I had this in mind when I was thinking about the unusual structure of this recording. As you may have read elsewhere, the programme is a recording of Spiegel im Spiegel for violin and piano; a long interpretative performance of Für Alina; Spiegel im Spiegel for violoncello and piano; Für Alina again; and finally Spiegel im Spiegel for violin and piano again. The last performance of the piece is a little faster than the first.

The title of this review derives from how I feel about the pieces aesthetically; they seem like two sides of one coin. Spiegel im spiegel is a rock, always impassively beneath you, bearing you. It is often used in films (like Wit, and Gerry) as a backdrop to death, that great comforting, crushing certainty.
Für Alina was written for a girl who was leaving home to go and study at university abroad, and is all about uncertainty, freedom and openness. Not wandering lost, exactly, but definitely going it alone. The performances on here by Alexander Malter are both about 5 times as long as the original score, and just further develop the theme. It's not unusual to say this about Pärt's music, but the beginning and ending of the pieces doesn't seem like an applicable concept - more that it is a place without beginning or end which you come into and out of.

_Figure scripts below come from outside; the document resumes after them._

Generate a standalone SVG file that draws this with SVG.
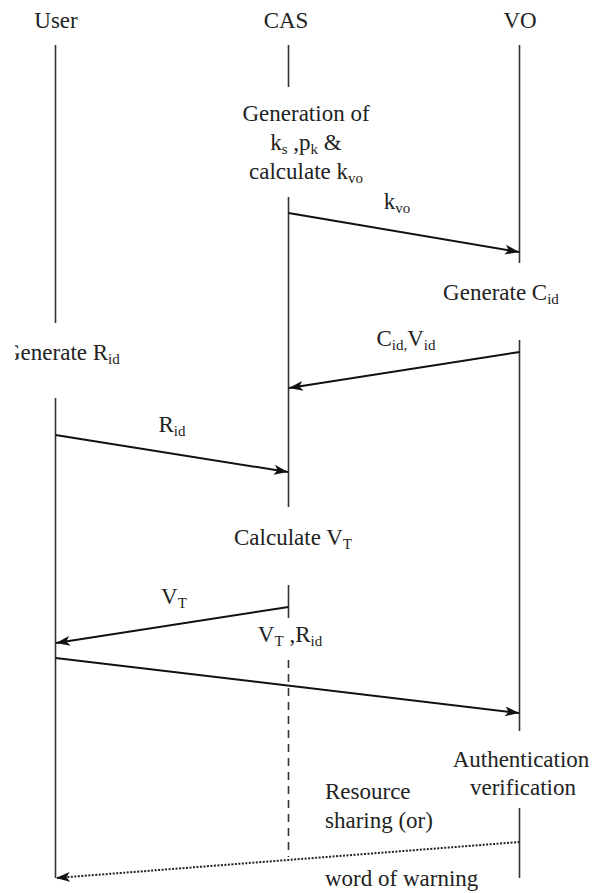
<svg xmlns="http://www.w3.org/2000/svg" width="599" height="893" viewBox="0 0 599 893">
<style>
  text { font-family: "Liberation Serif", "Times New Roman", serif; font-size: 23px; fill: #222; }
  .sub { font-size: 15px; }
  .life { stroke: #333; stroke-width: 1.6; fill: none; }
  .dash { stroke: #333; stroke-width: 1.6; fill: none; stroke-dasharray: 8 6; }
  .msg { stroke: #111; stroke-width: 2; fill: none; marker-end: url(#ah); }
  .dot { stroke: #222; stroke-width: 2; fill: none; stroke-dasharray: 2 1.5; marker-end: url(#ah); }
</style>
<defs>
  <marker id="ah" markerUnits="userSpaceOnUse" markerWidth="16" markerHeight="12" refX="14" refY="5" orient="auto">
    <path d="M0,0 L14,5 L0,10 L3.5,5 Z" fill="#111"/>
  </marker>
  <clipPath id="clipL"><rect x="15" y="0" width="599" height="893"/></clipPath>
</defs>

<g id="user">
  <text x="56" y="28" text-anchor="middle">User</text>
  <path class="life" d="M55.5,45 V323 M55.5,398 V878"/>
</g>
<g id="cas">
  <text x="286" y="28" text-anchor="middle">CAS</text>
  <path class="life" d="M288.5,45 V87 M288.5,197 V507 M288.5,585 V618"/>
  <path class="dash" d="M288.5,660 V857"/>
</g>
<g id="vo">
  <text x="520" y="28" text-anchor="middle">VO</text>
  <path class="life" d="M519.5,45 V263 M519.5,340 V731 M519.5,808 V878"/>
</g>

<g id="gen-keys">
  <text x="306" y="121" text-anchor="middle">Generation of</text>
  <text x="306" y="150" text-anchor="middle">k<tspan class="sub" dy="4">s</tspan><tspan dy="-4"> ,p</tspan><tspan class="sub" dy="4">k</tspan><tspan dy="-4"> &amp;</tspan></text>
  <text x="306" y="179" text-anchor="middle">calculate k<tspan class="sub" dy="4">vo</tspan></text>
</g>
<g id="gen-cid">
  <text x="501" y="300" text-anchor="middle">Generate C<tspan class="sub" dy="4">id</tspan></text>
</g>
<g id="gen-rid">
  <text x="4" y="360" clip-path="url(#clipL)">Generate R<tspan class="sub" dy="4">id</tspan></text>
</g>
<g id="calc-vt">
  <text x="293" y="545" text-anchor="middle">Calculate V<tspan class="sub" dy="4">T</tspan></text>
</g>
<g id="auth">
  <text x="521" y="767" text-anchor="middle">Authentication</text>
  <text x="523" y="795" text-anchor="middle">verification</text>
</g>

<g id="connectors">
  <path class="msg" d="M288.5,213 L519,252"/>
  <path class="msg" d="M519.5,352 L289,388"/>
  <path class="msg" d="M55.5,435 L288,472"/>
  <path class="msg" d="M288.5,607 L56,643"/>
  <path class="msg" d="M55.5,658 L519,713"/>
  <path class="dot" d="M519.5,842 L56,878"/>
</g>

<g id="labels">
  <text x="397" y="209" text-anchor="middle">k<tspan class="sub" dy="4">vo</tspan></text>
  <text x="406" y="346" text-anchor="middle">C<tspan class="sub" dy="4">id,</tspan><tspan dy="-4">V</tspan><tspan class="sub" dy="4">id</tspan></text>
  <text x="172" y="432" text-anchor="middle">R<tspan class="sub" dy="4">id</tspan></text>
  <text x="174" y="604" text-anchor="middle">V<tspan class="sub" dy="4">T</tspan></text>
  <text x="290" y="642" text-anchor="middle">V<tspan class="sub" dy="4">T</tspan><tspan dy="-4"> ,R</tspan><tspan class="sub" dy="4">id</tspan></text>
  <text x="325" y="799">Resource</text>
  <text x="325" y="828">sharing (or)</text>
  <text x="325" y="886">word of warning</text>
</g>
</svg>
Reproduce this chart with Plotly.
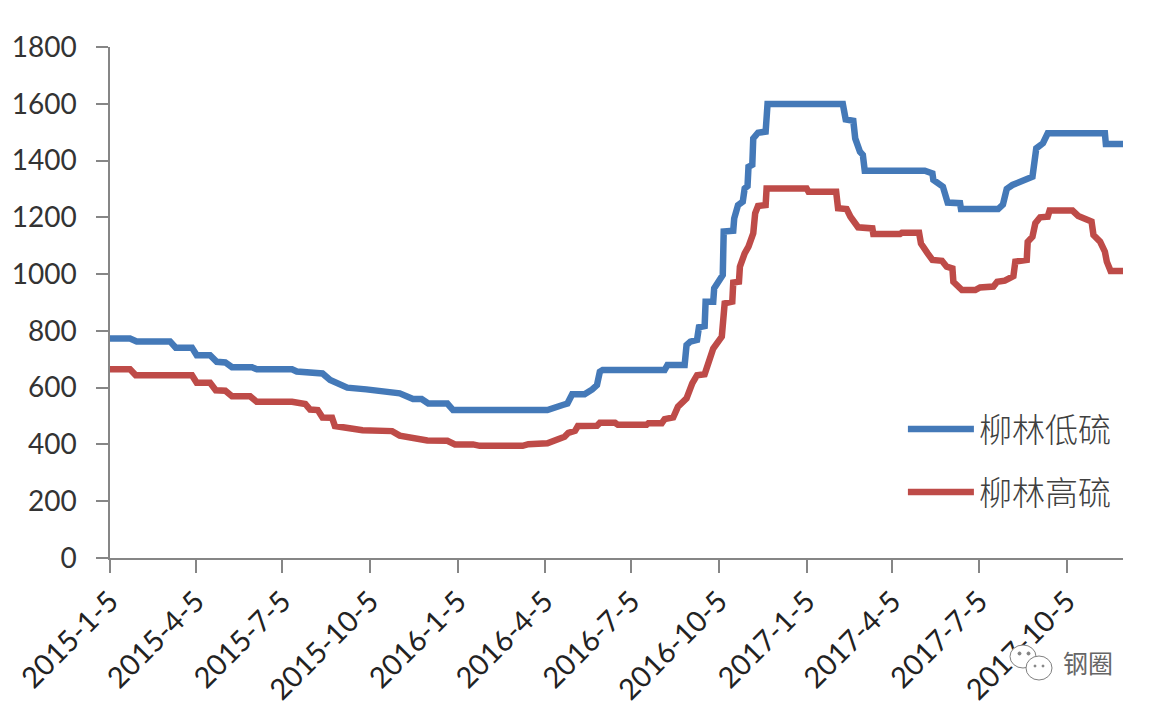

So what I am trying to say is that each of the two places you visit on this record complements and, moreover, strengthens the other. The plunging descent on the violin towards the end of the first Spiegel im Spiegel felt like cold, wet comfort; played on the violoncello in the middle track it felt like a hand reaching down to me from above, almost touching me, then pulling back.

Should you buy this CD? It is a pretty unconventional recording, and there are plenty of more "straight" recordings of Arvo Pärt, notably Te Deum and Tabula Rasa (both on the ECM label) which are arguably better to hear first if you are a beginner. On the other hand this music is very accessible and, dare I say it, easy to listen to. Basically, if you liked what I wrote above, you will probably like this CD.

R.M.

  Nice Pair Of Ditties (14 January 2009)
Just the two. Well rounded & perfectly formed. No frilly bits. No padding. mmmmm.... Lovely.